Настоящий пафос рабочего движения на начальных стадиях своего развития – где оно еще и сегодня во многих отношениях находится в капиталистически недоразвитых странах восточной и южной Европы – происходит из этого сознательного противопоставления себя обществу. Громадный властный потенциал, выросший у него за сравнительно короткое время и при весьма неблагоприятных обстоятельствах, можно объяснить тем, что вопреки всей болтовне и всяческой так наз. теории и идеологии мы имеем здесь дело с единственной группой, которая внутри национального государства не только представляла и защищала экономические интересы, но сверх того задействовала себя политически.
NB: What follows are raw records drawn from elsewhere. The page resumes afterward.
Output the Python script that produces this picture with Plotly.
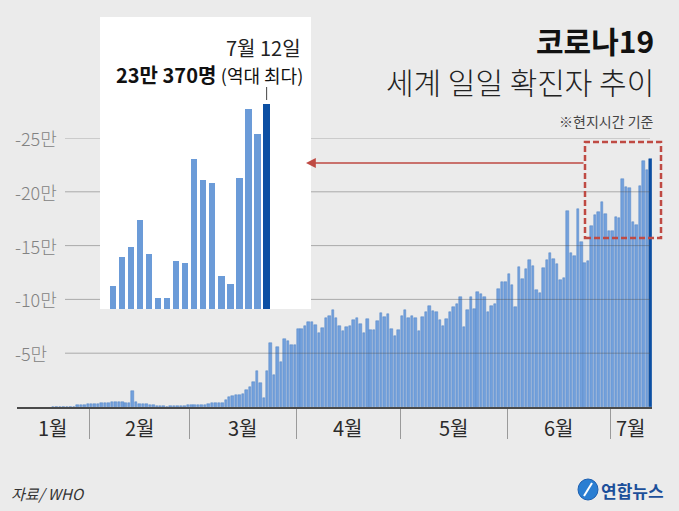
import plotly.graph_objects as go
import pandas as pd

W, H = 679, 511

# ---- data (daily new cases, WHO) ----
start_date = "2020-01-21"
jan = [50, 100, 150, 200, 250, 300, 400, 2000, 2000, 2200, 2400]
feb = [2800, 3000, 3200, 3500, 3800, 4000, 4200, 4300, 4300, 4200, 4000, 3800, 15000,
       4500, 3200, 2800, 2500, 2300, 2000, 500, 600, 500, 400, 500, 800, 800, 1000, 1200, 1500]
mar = [1800, 1800, 2000, 2200, 2200, 2700, 3700, 3600, 3900, 4100, 6200, 9300, 10600,
       11200, 11200, 11800, 15600, 18700, 23400, 33300, 22400, 8700, 33600, 59800, 29600,
       56000, 41400, 63000, 61700, 57600, 57600]
apr = [72500, 72500, 75000, 79000, 79000, 76500, 69000, 73000, 82500, 85000, 90000, 83000,
       75000, 71000, 74000, 75500, 81000, 83000, 77000, 69000, 82000, 71500, 71500, 79500,
       87500, 84000, 86500, 72500, 66000, 72000]
may = [84500, 90000, 83000, 85000, 83000, 71000, 84000, 88500, 94000, 89500, 88500, 81000,
       75000, 82000, 88500, 92500, 96000, 102500, 74500, 90000, 102500, 90700, 106500,
       105000, 102000, 88500, 94000, 96000, 110000, 116500, 116000]
jun = [124000, 113000, 93000, 130000, 119000, 128000, 137000, 131000, 109000, 106000,
       129000, 137000, 143000, 138000, 133000, 118000, 120000, 182000, 143000, 140000,
       184000, 153000, 134000, 136000, 168200, 178200, 181600, 190700, 179100, 164000]
jul = [164000, 176800, 175900, 211600, 204500, 203200, 171600, 168900, 205100, 228500,
       220200, 230370]

inset_days = 18

y_tick_values = [50000, 100000, 150000, 200000, 250000]
y_tick_labels = ["-5만", "-10만", "-15만", "-20만", "-25만"]
month_labels = ["1월", "2월", "3월", "4월", "5월", "6월", "7월"]
month_starts = ["2020-02-01", "2020-03-01", "2020-04-01", "2020-05-01", "2020-06-01", "2020-07-01"]

title = "코로나19"
subtitle = "세계 일일 확진자 추이"
note = "※현지시간 기준"
record_date = "7월 12일"
record_value = "23만 370명"
record_note = "(역대 최다)"
source = "자료/ WHO"
logo_text = "연합뉴스"

# ---- styling ----
FONT = "Noto Sans CJK KR, Noto Sans, sans-serif"
BG = "#ebebeb"
BAR = "#72a0dc"
BAR_EDGE = "#5584c6"
INSET_BAR = "#6b9bd8"
DARK = "#0c4fa3"
RED = "#bf4a43"
DAY_MS = 86400000


def px(x):
    return x / W


def py(y):
    return 1 - y / H


values = jan + feb + mar + apr + may + jun + jul
dates = pd.date_range(start_date, periods=len(values), freq="D")
x_range = [pd.Timestamp("2020-01-10 12:00"), pd.Timestamp("2020-07-12 12:00")]

fig = go.Figure()

main_colors = [BAR] * (len(values) - 1) + [DARK]
main_edges = [BAR_EDGE] * (len(values) - 1) + [DARK]
fig.add_trace(go.Bar(
    x=dates, y=values, width=0.72 * DAY_MS,
    marker=dict(color=main_colors, line=dict(color=main_edges, width=0.5)),
    xaxis="x", yaxis="y", hoverinfo="skip", showlegend=False,
))

inset_x = dates[-inset_days:]
inset_y = values[-inset_days:]
fig.add_trace(go.Bar(
    x=inset_x, y=inset_y, width=0.7 * DAY_MS,
    marker=dict(color=[INSET_BAR] * (inset_days - 1) + [DARK], line=dict(width=0)),
    xaxis="x2", yaxis="y2", hoverinfo="skip", showlegend=False,
))

boundaries = [pd.Timestamp(m) - pd.Timedelta(hours=12) for m in month_starts]

shapes = []
annotations = []

# inset white panel
shapes.append(dict(type="rect", xref="paper", yref="paper",
                   x0=px(100), x1=px(311), y0=py(309), y1=py(17),
                   fillcolor="white", line=dict(width=0), layer="below"))

# gridlines (drawn above bars, interrupted by the inset panel)
GRID = "rgba(80,80,80,0.42)"
for v in y_tick_values:
    segs = [(65, 100), (311, 650)] if v >= 100000 else [(65, 650)]
    for a, b in segs:
        shapes.append(dict(type="line", xref="paper", yref="y",
                           x0=px(a), x1=px(b), y0=v, y1=v,
                           line=dict(color=GRID, width=1), layer="above"))

for v, t in zip(y_tick_values, y_tick_labels):
    annotations.append(dict(x=px(13), y=v, xref="paper", yref="y", text=t,
                            showarrow=False, xanchor="left", yanchor="middle",
                            font=dict(family=FONT, size=18, color="#828282", weight=300)))

# month labels centred between separators
edges = [x_range[0]] + boundaries + [x_range[1]]
for i, lab in enumerate(month_labels):
    mid = edges[i] + (edges[i + 1] - edges[i]) / 2
    annotations.append(dict(x=mid, y=py(427), xref="x", yref="paper", text=lab,
                            showarrow=False, xanchor="center", yanchor="middle",
                            font=dict(family=FONT, size=20, color="#2b2b2b")))

# highlight box and arrow
shapes.append(dict(type="rect", xref="paper", yref="paper",
                   x0=px(585), x1=px(661), y0=py(238), y1=py(142),
                   line=dict(color=RED, width=2.5, dash="6px,3px"), layer="above"))
annotations.append(dict(x=px(306), y=py(163), xref="paper", yref="paper", text="",
                        showarrow=True, ax=279, ay=0, arrowhead=2, arrowsize=1.4,
                        arrowwidth=1.4, arrowcolor=RED))

# inset labels
shapes.append(dict(type="line", xref="x2", yref="paper",
                   x0=inset_x[-1], x1=inset_x[-1], y0=py(100), y1=py(87),
                   line=dict(color="#444", width=1)))
annotations.append(dict(x=px(303), y=py(47), xref="paper", yref="paper", text=record_date,
                        showarrow=False, xanchor="right", yanchor="middle",
                        font=dict(family=FONT, size=20, color="#222")))
annotations.append(dict(x=px(305), y=py(74), xref="paper", yref="paper",
                        text=f"<b>{record_value}</b> <span style='font-size:18px'>{record_note}</span>",
                        showarrow=False, xanchor="right", yanchor="middle",
                        font=dict(family=FONT, size=20, color="#111")))

# titles
annotations.append(dict(x=px(656), y=py(40), xref="paper", yref="paper", text=f"<b>{title}</b>",
                        showarrow=False, xanchor="right", yanchor="middle",
                        font=dict(family=FONT, size=30, color="#111")))
annotations.append(dict(x=px(656), y=py(81), xref="paper", yref="paper", text=subtitle,
                        showarrow=False, xanchor="right", yanchor="middle",
                        font=dict(family=FONT, size=30, color="#222", weight=300)))
annotations.append(dict(x=px(656), y=py(121), xref="paper", yref="paper", text=note,
                        showarrow=False, xanchor="right", yanchor="middle",
                        font=dict(family=FONT, size=14, color="#444")))

# source and logo
annotations.append(dict(x=px(9), y=py(493), xref="paper", yref="paper", text=f"<i>{source}</i>",
                        showarrow=False, xanchor="left", yanchor="middle",
                        font=dict(family=FONT, size=15, color="#333")))
shapes.append(dict(type="circle", xref="paper", yref="paper",
                   x0=px(578), x1=px(598), y0=py(500), y1=py(479),
                   fillcolor="#2a7ed2", line=dict(color="#1d5fb0", width=1)))
shapes.append(dict(type="line", xref="paper", yref="paper",
                   x0=px(584), x1=px(592), y0=py(496), y1=py(483),
                   line=dict(color="white", width=2)))
annotations.append(dict(x=px(599), y=py(490), xref="paper", yref="paper", text=f"<b>{logo_text}</b>",
                        showarrow=False, xanchor="left", yanchor="middle",
                        font=dict(family=FONT, size=17, color="#1c4f9a")))

fig.update_layout(
    width=W, height=H,
    margin=dict(l=0, r=0, t=0, b=0),
    paper_bgcolor=BG, plot_bgcolor="rgba(0,0,0,0)",
    bargap=0, showlegend=False,
    shapes=shapes, annotations=annotations,
    xaxis=dict(domain=[px(17), px(652)], range=x_range, type="date",
               showline=True, linecolor="#4a4a4a", linewidth=2,
               ticks="outside", tickmode="array", tickvals=boundaries, ticklen=30,
               tickcolor="#9a9a9a", tickwidth=1, showticklabels=False,
               showgrid=False, zeroline=False, anchor="y", fixedrange=True),
    yaxis=dict(domain=[py(407), py(138)], range=[0, 250000], visible=False,
               anchor="x", fixedrange=True),
    xaxis2=dict(domain=[px(100), px(311)],
                range=[pd.Timestamp("2020-06-23 14:24"), pd.Timestamp("2020-07-16 21:36")],
                type="date", visible=False, anchor="y2"),
    yaxis2=dict(domain=[py(309), py(17)], range=[160360, 259930], visible=False, anchor="x2"),
)

fig.write_html(
    "out.html",
    config={"displayModeBar": False},
    post_script="document.body.style.margin='0';document.body.style.background='" + BG + "';",
)
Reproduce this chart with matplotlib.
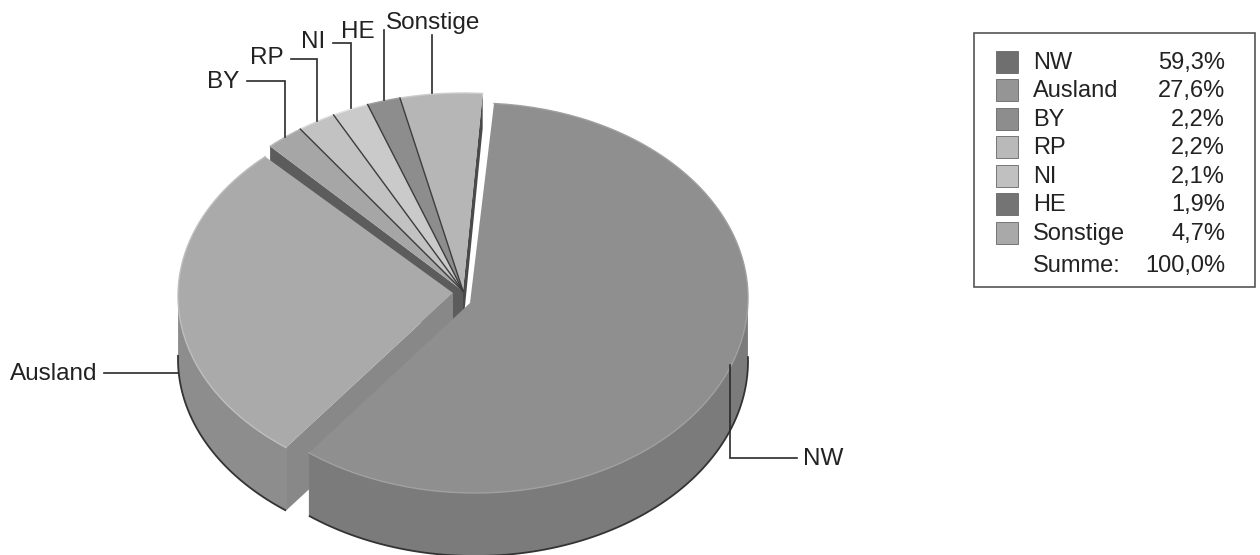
#!/usr/bin/env python3
import numpy as np
import matplotlib
matplotlib.use('Agg')
import matplotlib.pyplot as plt
from matplotlib.patches import Polygon, Rectangle

labels = ['NW', 'Ausland', 'BY', 'RP', 'NI', 'HE', 'Sonstige']
shares = [59.3, 27.6, 2.2, 2.2, 2.1, 1.9, 4.7]
share_text = ['59,3%', '27,6%', '2,2%', '2,2%', '2,1%', '1,9%', '4,7%']
total_label = 'Summe:'
total_text = '100,0%'

top_colors = ['#8f8f8f', '#aaaaaa', '#a6a6a6', '#c2c2c2', '#cacaca', '#8d8d8d', '#b6b6b6']
legend_colors = ['#6f6f6f', '#959595', '#8d8d8d', '#b9b9b9', '#c0c0c0', '#747474', '#a9a9a9']
START = 4.0
DEPTH = 63

plt.rcParams['font.family'] = ['Liberation Sans', 'DejaVu Sans']


def arc(cx, cy, rx, ry, t0, t1, n=160):
    # angles run clockwise from 12 o'clock, y axis points down
    t = np.radians(np.linspace(t0, t1, n))
    return np.column_stack([cx + rx * np.sin(t), cy - ry * np.cos(t)])


def slice_shape(i):
    # (arc centre x, y, radius x, y, apex x, y)
    if i == 0:
        return 475, 298, 273, 195, 470, 303
    if i == 1:
        return 454, 296, 276, 191, 453, 293
    return 463, 290, 282, 197, 463, 291


def shade(hex_color, f):
    rgb = np.array(matplotlib.colors.to_rgb(hex_color)) * f
    return tuple(np.clip(rgb, 0, 1))


def draw_walls(ax, i, t0, t1):
    cx, cy, rx, ry, ax_x, ax_y = slice_shape(i)
    base = top_colors[i]
    rim = arc(cx, cy, rx, ry, t0, t1)
    apex = np.array([ax_x, ax_y])
    down = np.array([0, DEPTH])

    # radial faces, only those that look towards the viewer
    if i == 1:
        quad = [apex, rim[0], rim[0] + down, apex + down]
        ax.add_patch(Polygon(quad, closed=True, fc=shade(base, 0.8), ec='none'))
    if i == 2:
        quad = [apex, rim[0], rim[0] + down, apex + down]
        ax.add_patch(Polygon(quad, closed=True, fc='#5c5c5c', ec='none'))
    if i == 6:
        d = np.array([0, 35])
        quad = [apex, rim[-1], rim[-1] + d, apex + d]
        ax.add_patch(Polygon(quad, closed=True, fc='#4a4a4a', ec='none'))

    # outer wall
    front = rim[rim[:, 1] >= cy - 5]
    if len(front) > 1:
        f = 0.86 if i == 0 else 0.83
        wall = np.vstack([front, (front + down)[::-1]])
        ax.add_patch(Polygon(wall, closed=True, fc=shade(base, f), ec='none'))
        lower = front + down
        ax.plot(lower[:, 0], lower[:, 1], color='#333333', lw=1.3, solid_capstyle='butt')


def draw_top(ax, i, t0, t1):
    cx, cy, rx, ry, ax_x, ax_y = slice_shape(i)
    base = top_colors[i]
    rim = arc(cx, cy, rx, ry, t0, t1)
    apex = np.array([ax_x, ax_y])
    ax.add_patch(Polygon(np.vstack([apex, rim]), closed=True, fc=base, ec='none'))
    ax.plot(rim[:, 0], rim[:, 1], color=shade(base, 1.12), lw=1.0)
    if i >= 3:
        ax.plot([apex[0], rim[0][0]], [apex[1], rim[0][1]], color='#3c3c3c', lw=1.0)


fig = plt.figure(figsize=(12.6, 5.55), dpi=100)
ax = fig.add_axes([0, 0, 1, 1])
ax.set_xlim(0, 1260)
ax.set_ylim(555, 0)
ax.axis('off')

bounds = START + np.concatenate([[0], np.cumsum(shares)]) * 3.6
# paint back to front: the small slices first, then Ausland, then NW
for i in [2, 3, 4, 5, 6]:
    draw_walls(ax, i, bounds[i], bounds[i + 1])
for i in [2, 3, 4, 5, 6]:
    draw_top(ax, i, bounds[i], bounds[i + 1])
for i in [1, 0]:
    draw_walls(ax, i, bounds[i], bounds[i + 1])
    draw_top(ax, i, bounds[i], bounds[i + 1])

# leader lines
leaders = [
    ([730, 730, 797], [365, 458, 458]),
    ([104, 178], [373, 373]),
    ([247, 285, 285], [81, 81, 137]),
    ([291, 317, 317], [59, 59, 121]),
    ([333, 351, 351], [43, 43, 108]),
    ([384, 384], [30, 100]),
    ([432, 432], [35, 93]),
]
for xs, ys in leaders:
    ax.plot(xs, ys, color='#2a2a2a', lw=1.2, solid_joinstyle='miter')

label_pos = [(803, 459, 'left'), (10, 374, 'left'), (207, 82, 'left'), (250, 58, 'left'),
             (301, 42, 'left'), (341, 32, 'left'), (386, 23, 'left')]
for name, (x, y, ha) in zip(labels, label_pos):
    ax.text(x, y, name, fontsize=17.5, color='#222222', ha=ha, va='center')

# legend box
ax.add_patch(Rectangle((974, 33), 281, 254, fc='white', ec='#555555', lw=1.2))
row_y = [62, 90, 119, 147, 176, 204, 233]
for name, val, col, y in zip(labels, share_text, legend_colors, row_y):
    ax.add_patch(Rectangle((996, y - 11), 22, 22, fc=col, ec='#666666', lw=0.6))
    ax.text(1033, y + 1, name, fontsize=17, color='#222222', va='center')
    ax.text(1225, y + 1, val, fontsize=17, color='#222222', va='center', ha='right')
ax.text(1033, 266, total_label, fontsize=17, color='#222222', va='center')
ax.text(1225, 266, total_text, fontsize=17, color='#222222', va='center', ha='right')

fig.savefig('out.png', dpi=100)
Иначе говоря, когда рабочее движение выступило на публичную сцену, оно оказалось единственной группой, где действовали и говорили люди как таковые, а не члены социума. Главное в этой политически-революционной роли рабочего движения, по всей вероятности близкого к своему концу, то, что специфически хозяйственная и трудовая деятельность в жизни рабочих, насколько от этого вообще что-либо оставалось, не была решающей и они – что так оплакивал Маркс – становились впервые людьми когда покидали свое рабочее место. Лишь поскольку рабочее движение de facto обратилось к людям как таковым, а не к «общественному человеку», оно смогло проявить такую большую притягательную силу за пределами рабочего класса. Если какое-то время похоже было на то, что этому движению удастся основать по крайней мере внутри своих собственных рядов новое публичное пространство с новыми политическими масштабами, то источник этих попыток заключался не в труде – ни в самом процессе труда, ни в неизменно утопическом бунте против жизненной необходимости, – а в фактически имеющих место несправедливостях и обманах, которые в ходе превращения классового общества в массовое общество всё больше и больше исчезают.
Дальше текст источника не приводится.